I agree, calling your wife 'makoti' reduces her to a servant
What an opinion piece by Kabelo Chabalala published on January 7. I agree fully with what he has written and would like to add my voice as well. As black people we need to learn the differences between family, relatives and community.
We also need to stop calling our wives "makoti", the word makoti comes from the Dutch word maak ons thee loosely translated "make us tea".
Calling someone you love makoti reduces them to a servant. I am disgusted by the bad treatment meted out by women on other women. Chabalala referenced Mamazala the TV show; when you watch the show, you are dumbstruck by how bad mostly the sisters/mothers of the husband treat their sisters-in-law.
The woman is a sister-in-law because your son/brother chose the person. During the wedding speeches people always talk about how they gained a daughter/sister, yet the treatment is totally inconsistent with that statement.

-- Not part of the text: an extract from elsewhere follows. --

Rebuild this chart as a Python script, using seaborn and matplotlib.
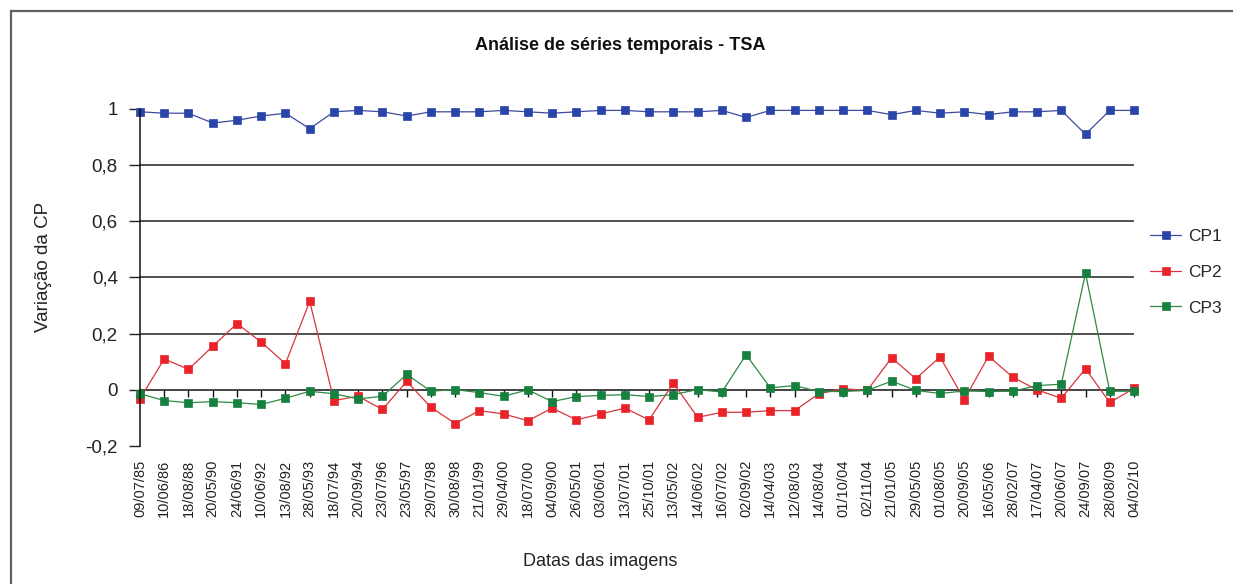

The other thing is the unwarranted accusation that when a man dies, they are killed by the wife. I know that some widows do pay to have their husbands killed, but the suspicion is always there even when the wife is innocent. The other despicable treatment married women go through is the sitting on the mattress ahead of her husband's funeral and the drab mourning attire afterwards.
A man can be useless during his marriage but the minute he dies, the wife will be accused of wanting to spend his money. Other men resort to not including their wives as beneficiaries, claiming she would spend their money on other men, even there's no telling who's going to die first.
Kabelo is right, as husbands it is our duties to protect our wives if we claim to love them.